Of course, Skim's personal journey of finding herself also takes front-and-center and I'm sure almost anyone could relate to her. Anyone who's felt displaced, or like they're experiencing a transitional stage in their lives and are stuck in the limbo between two phases will be able to identify with Kim's experience, even if only marginally. Growing apart from friends, finding our niches in what we like, experiencing first-love; these are all things were likely to experience in our formative years and Tamaki presents them to readers in the same quiet, subdued way that grief transpires the story. It's quiet and avoids melodrama, but it's still very present and has impact. I also want to point out that I love how Kim's sexual orientation was dealt with; instead of making a fanfare about it, or dwelling too much on the fact that she's in love with another woman, the focus remains on the Kim's feelings of first-love, the nervousness and excitement that accompanies it and the crushing blow that's felt when it doesn't work out. It's presented as normal, as it should be, instead of focusing on any kind of "otherness."

The art style is different than your typical graphic novel. It's done in broad brushstrokes and ink, which while not always the most visually appealing (to me) was still original. Even if the style wasn't completely to my taste, there were still things to appreciate, most notably for me, the use of negative space and how it mirrors the sense of emptiness and isolation that Kimberly experiences (I especially enjoyed the winter scenes.)

A Contract With God (1978)
Author: Will Eisner
Illustrator: Will Eisner
Publisher: Kitchen Sink Press
Genre: Contemporary / Realistic Fiction
Pages: 196 (trade paperback)
Series: Contract With God Trilogy #1

Go back to where graphic novels all started, on the Bronx street of Dropsie Avenue and A Life Force, in Will Eisner's groundbreaking 1978 creation. The human drama, the psychological insight -- Eisner captures the soul of the city and its troubled inhabitants with pen and ink. The comics medium was altered forever with the publication of this seminal work.
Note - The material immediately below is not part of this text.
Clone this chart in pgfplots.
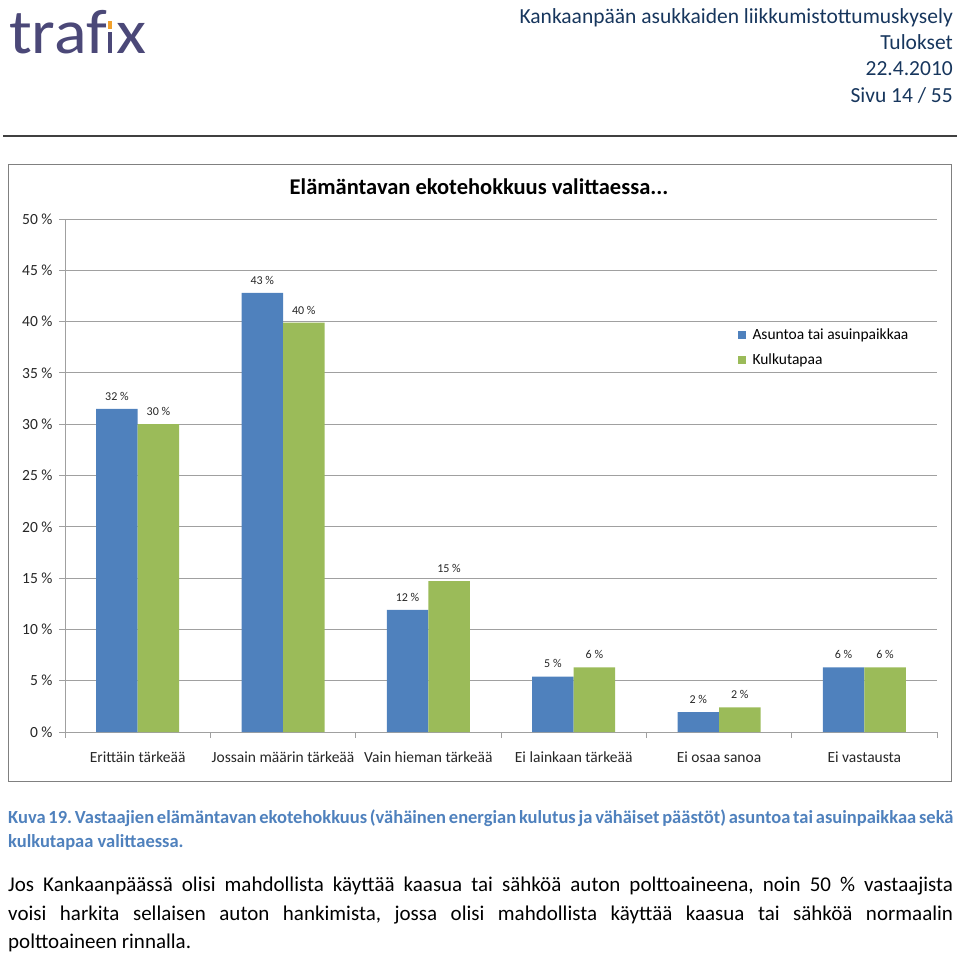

This title is a lot harder for me to review/describe my reaction to. Even though I've never read any of Eisner's work before, I am familiar with his name, and I knew that this title in particular is considered a seminal work in the graphic novel medium. While I certainly appreciated this title and can see why it has cemented Eisner as such an important figure in the world of graphic novels, I didn't connect to it on any emotional level.

Like the other titles I've explored in this post, Contract With God is a down-to-earth look at the lives of people living in an area of New York. Eisner explores the psychology of these people, and often the darker side of humanity is put under a lens. Actually, I was surprised at HOW dark some of these stories were -- the art style was a lot more reminscient of comic strips found in the Sunday Funnies than of the comics I've become used to reading. And when I say dark, I'm talking really heavy stuff here: adultery, pedophilia, lots of sex, cheating and lying -- Eisner holds nothing back. These are bad people living in worse circumstances and nobody comes out unscathed.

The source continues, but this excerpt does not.